By: Lawrence K. Furbish, Assistant Director

You asked for a brief summary and explanation of CGS 54-193a, which establishes statute of limitations for criminal charges involving the sexual abuse of a minor.

Generally, a person must be prosecuted for committing a felony within five years and for a misdemeanor within one year, although there is no statue of limitations for people accused of a capital felony (death penalty case), a class A felony, or arson murder (CGS 54-193). But for offenses involving sexual abuse, sexual exploitation, or sexual assault it is within two years of when the victim turns 18 or within five years of when the victim reports the offense to the police or state's attorney, whichever is earlier (but in no event less than five years from the date of the offense).

In 1990 the General Assembly first established a separate statute of limitations for crimes involving sexual abuse of a minor. It felt that sometimes, especially when the victim was very young, the existence of the crime was not known until after the statute of limitations had expired, meaning that the offender could not be prosecuted.

The original act (PA 90-279) extended the time period to prosecute someone convicted of sexual abuse of a minor to five or seven years from the date of the crime, depending on the age of the child victim. Someone committing such a crime against a 15-, 16-, or 17-year-old could be prosecuted within five years. Anyone committing such a crime against a child age 14 could be prosecuted within six years and a person committing such an offense against a child under age 14 could be prosecuted within seven years. In 1991 a technical amendment to the statute made it clear that the statute of limitations ran from the date of the crime.

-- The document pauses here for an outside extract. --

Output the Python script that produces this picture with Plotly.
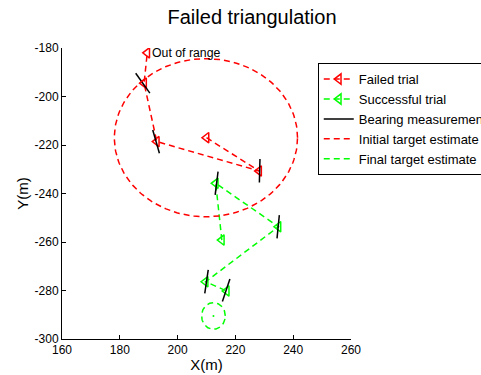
import numpy as np
import plotly.graph_objects as go

# ---- data ----
failed_x = [210.0, 228.2, 192.8, 188.4, 189.5]
failed_y = [-217.0, -230.7, -218.6, -194.5, -182.0]

success_x = [215.3, 213.2, 234.9, 209.7, 217.0]
success_y = [-259.2, -235.8, -253.7, -276.4, -280.2]

# bearing measurement segments (start x, start y, end x, end y)
bearing_x0 = [185.5, 191.4, 228.5, 214.0, 235.2, 210.6, 218.1]
bearing_y0 = [-190.4, -213.8, -225.8, -231.0, -248.9, -271.5, -275.3]
bearing_x1 = [190.4, 193.7, 228.3, 213.0, 234.4, 209.4, 215.5]
bearing_y1 = [-198.6, -223.4, -235.5, -240.6, -258.5, -281.2, -284.5]

# target estimates: centre and radii (x, y)
initial_center = (209.8, -217.0)
initial_radius = (31.7, 32.6)
final_center = (212.4, -290.5)
final_radius = (4.1, 5.5)

out_of_range_label = "Out of range"

x_ticks = [160, 180, 200, 220, 240, 260]
x_tick_labels = ["160", "180", "200", "220", "240", "260"]
y_ticks = [-300, -280, -260, -240, -220, -200, -180]
y_tick_labels = ["-300", "-280", "-260", "-240", "-220", "-200", "-180"]

FONT = "Liberation Sans"
RED = "#ff0000"
GREEN = "#00ff00"
DASH = "6px,4px"


def ellipse(center, radius, n=200):
    t = np.linspace(0, 2 * np.pi, n)
    return center[0] + radius[0] * np.cos(t), center[1] + radius[1] * np.sin(t)


fig = go.Figure()

fig.add_trace(go.Scatter(
    x=failed_x, y=failed_y, mode="lines+markers", name="Failed trial",
    line=dict(color=RED, width=1.5, dash=DASH),
    marker=dict(symbol="triangle-left-open", size=9, color=RED,
                line=dict(width=1.5, color=RED)),
))
fig.add_trace(go.Scatter(
    x=success_x, y=success_y, mode="lines+markers", name="Successful trial",
    line=dict(color=GREEN, width=1.5, dash=DASH),
    marker=dict(symbol="triangle-left-open", size=9, color=GREEN,
                line=dict(width=1.5, color=GREEN)),
))

bx, by = [], []
for a, b, c, d in zip(bearing_x0, bearing_y0, bearing_x1, bearing_y1):
    bx += [a, c, None]
    by += [b, d, None]
fig.add_trace(go.Scatter(
    x=bx, y=by, mode="lines", name="Bearing measurement",
    line=dict(color="black", width=1.5),
))

ix, iy = ellipse(initial_center, initial_radius)
fig.add_trace(go.Scatter(
    x=ix, y=iy, mode="lines", name="Initial target estimate",
    line=dict(color=RED, width=1.5, dash=DASH),
))
fx, fy = ellipse(final_center, final_radius)
fig.add_trace(go.Scatter(
    x=fx, y=fy, mode="lines", name="Final target estimate",
    line=dict(color=GREEN, width=1.5, dash=DASH),
))
fig.add_trace(go.Scatter(
    x=[final_center[0]], y=[final_center[1]], mode="markers", showlegend=False,
    marker=dict(symbol="circle", size=2, color=GREEN),
))

fig.add_annotation(
    x=failed_x[-1], y=failed_y[-1], text=out_of_range_label, showarrow=False,
    xanchor="left", yanchor="middle", xshift=3,
    font=dict(family=FONT, size=12.3, color="black"),
)

axis_common = dict(
    showline=True, linecolor="black", linewidth=1,
    ticks="inside", ticklen=4, tickcolor="black", tickwidth=1,
    showgrid=False, zeroline=False, mirror=False,
    tickfont=dict(family=FONT, size=12, color="black"),
)

fig.update_layout(
    width=481, height=375,
    margin=dict(l=62, r=130, t=48, b=36, autoexpand=False),
    paper_bgcolor="white", plot_bgcolor="white",
    font=dict(family=FONT, size=12, color="black"),
    title=dict(text="Failed triangulation", x=0.524, xanchor="center",
               y=0.955, yanchor="middle",
               font=dict(family=FONT, size=20, color="black")),
    xaxis=dict(range=[160, 260], tickvals=x_ticks, ticktext=x_tick_labels,
               title=dict(text="X(m)", font=dict(family=FONT, size=15), standoff=3),
               **axis_common),
    yaxis=dict(range=[-300, -180], tickvals=y_ticks, ticktext=y_tick_labels,
               title=dict(text="Y(m)", font=dict(family=FONT, size=15), standoff=2),
               **axis_common),
    legend=dict(x=0.885, y=0.948, xanchor="left", yanchor="top",
                bgcolor="white", bordercolor="black", borderwidth=1,
                font=dict(family=FONT, size=13, color="black")),
    showlegend=True,
)

fig.write_html("out.html")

In 1993 the Assembly changed the law to its present form. PA 93-340 potentially gives additional time to prosecute someone when the victim does not report the assault for several years, but less time if he or she reports it immediately. While the prior law was based on the date of the offense, the new law is based on the date the victim notifies the police or state's attorney of the offense. Thus, under the current law if a child was sexually abused at age five and reported the incident when he was age 12, it would be possible to bring a prosecution anytime until he reached age 17 whereas under the old law it could be brought only until age 12. But if the assault was reported immediately, under the new law it could be prosecuted only until age 10, rather than age 12 as allowed by prior law.

The law specifies that the time for prosecution cannot be less than five years from the date of the offense. This insures that this minimum five year period is available when the victim is an older child. For example, if the child was sexually abused at age 17 and immediately reported it to the police, without the five year minimum the statute of limitations would be three years (two years after reaching the age of majority) because this date is earlier than five years from the date the offense.

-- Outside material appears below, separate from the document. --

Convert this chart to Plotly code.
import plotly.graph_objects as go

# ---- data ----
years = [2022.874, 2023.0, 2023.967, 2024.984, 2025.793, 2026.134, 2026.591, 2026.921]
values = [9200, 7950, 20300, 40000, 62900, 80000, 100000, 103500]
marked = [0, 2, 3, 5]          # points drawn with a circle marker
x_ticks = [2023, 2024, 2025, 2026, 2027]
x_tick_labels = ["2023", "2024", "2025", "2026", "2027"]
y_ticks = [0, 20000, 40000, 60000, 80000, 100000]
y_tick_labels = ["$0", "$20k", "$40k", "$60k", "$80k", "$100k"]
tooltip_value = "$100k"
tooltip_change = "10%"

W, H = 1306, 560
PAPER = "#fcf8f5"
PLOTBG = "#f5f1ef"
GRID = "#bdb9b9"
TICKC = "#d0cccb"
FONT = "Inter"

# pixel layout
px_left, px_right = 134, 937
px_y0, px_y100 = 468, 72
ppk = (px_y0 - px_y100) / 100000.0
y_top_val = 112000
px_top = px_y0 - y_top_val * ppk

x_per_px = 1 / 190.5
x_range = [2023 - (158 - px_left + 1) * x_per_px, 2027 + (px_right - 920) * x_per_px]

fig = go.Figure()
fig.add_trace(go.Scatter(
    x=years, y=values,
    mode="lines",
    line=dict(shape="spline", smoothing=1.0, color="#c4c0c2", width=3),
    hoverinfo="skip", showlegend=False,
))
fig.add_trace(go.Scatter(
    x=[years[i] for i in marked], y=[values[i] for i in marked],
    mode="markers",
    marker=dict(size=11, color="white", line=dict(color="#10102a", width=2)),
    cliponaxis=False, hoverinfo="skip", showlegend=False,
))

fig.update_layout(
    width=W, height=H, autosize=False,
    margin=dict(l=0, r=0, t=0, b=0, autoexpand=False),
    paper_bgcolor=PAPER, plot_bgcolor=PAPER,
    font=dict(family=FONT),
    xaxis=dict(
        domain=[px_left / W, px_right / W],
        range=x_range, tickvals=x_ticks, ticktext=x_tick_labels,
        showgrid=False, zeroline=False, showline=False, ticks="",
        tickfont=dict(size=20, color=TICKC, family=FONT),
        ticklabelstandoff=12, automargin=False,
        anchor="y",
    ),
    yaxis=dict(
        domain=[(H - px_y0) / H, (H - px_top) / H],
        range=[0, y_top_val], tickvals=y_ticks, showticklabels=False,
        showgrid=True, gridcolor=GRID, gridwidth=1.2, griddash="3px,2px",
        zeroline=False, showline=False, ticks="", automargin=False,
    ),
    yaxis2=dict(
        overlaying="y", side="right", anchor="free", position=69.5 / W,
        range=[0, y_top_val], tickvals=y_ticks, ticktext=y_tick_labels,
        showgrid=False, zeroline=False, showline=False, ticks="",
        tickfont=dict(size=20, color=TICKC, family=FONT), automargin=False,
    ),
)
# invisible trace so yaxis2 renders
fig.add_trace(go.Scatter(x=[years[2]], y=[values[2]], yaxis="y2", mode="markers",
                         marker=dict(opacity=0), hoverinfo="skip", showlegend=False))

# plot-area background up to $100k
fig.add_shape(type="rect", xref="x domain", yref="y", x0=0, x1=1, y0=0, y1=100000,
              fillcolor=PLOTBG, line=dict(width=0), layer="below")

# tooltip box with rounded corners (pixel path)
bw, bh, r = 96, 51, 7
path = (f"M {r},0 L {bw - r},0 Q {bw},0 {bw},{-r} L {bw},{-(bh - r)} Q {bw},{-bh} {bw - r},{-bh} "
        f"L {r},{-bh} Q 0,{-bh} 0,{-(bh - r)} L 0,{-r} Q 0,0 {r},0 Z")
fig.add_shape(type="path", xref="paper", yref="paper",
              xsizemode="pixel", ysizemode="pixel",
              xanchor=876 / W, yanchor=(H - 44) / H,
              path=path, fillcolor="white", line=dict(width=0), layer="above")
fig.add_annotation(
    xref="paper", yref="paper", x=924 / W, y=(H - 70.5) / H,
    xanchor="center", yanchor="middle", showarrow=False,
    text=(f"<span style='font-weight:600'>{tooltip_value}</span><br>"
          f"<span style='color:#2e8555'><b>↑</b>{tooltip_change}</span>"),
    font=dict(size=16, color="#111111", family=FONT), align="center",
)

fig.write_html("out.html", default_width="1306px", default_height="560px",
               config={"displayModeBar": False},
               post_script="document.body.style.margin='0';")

In 1991 the General Assembly also significantly increased the statute of limitations for bringing civil lawsuits for damages resulting from sexual abuse of a minor. It increased it from seven years after the act to the victim turning age 35. (i.e. within 17 years of the victim reaching the age of majority, which is age 18 (CGS 52-577d).

One of the major reasons for these changes was testimony before the Judiciary Committee about how children who are sexually abused often repress the events and only remember them later in their lives. Many legislators wanted to insure that victims in these circumstances could still seek damages from the offenders who have assaulted them. The changes to the criminal statute were more limited than the civil statute because the criminal penalties have much more significant consequences.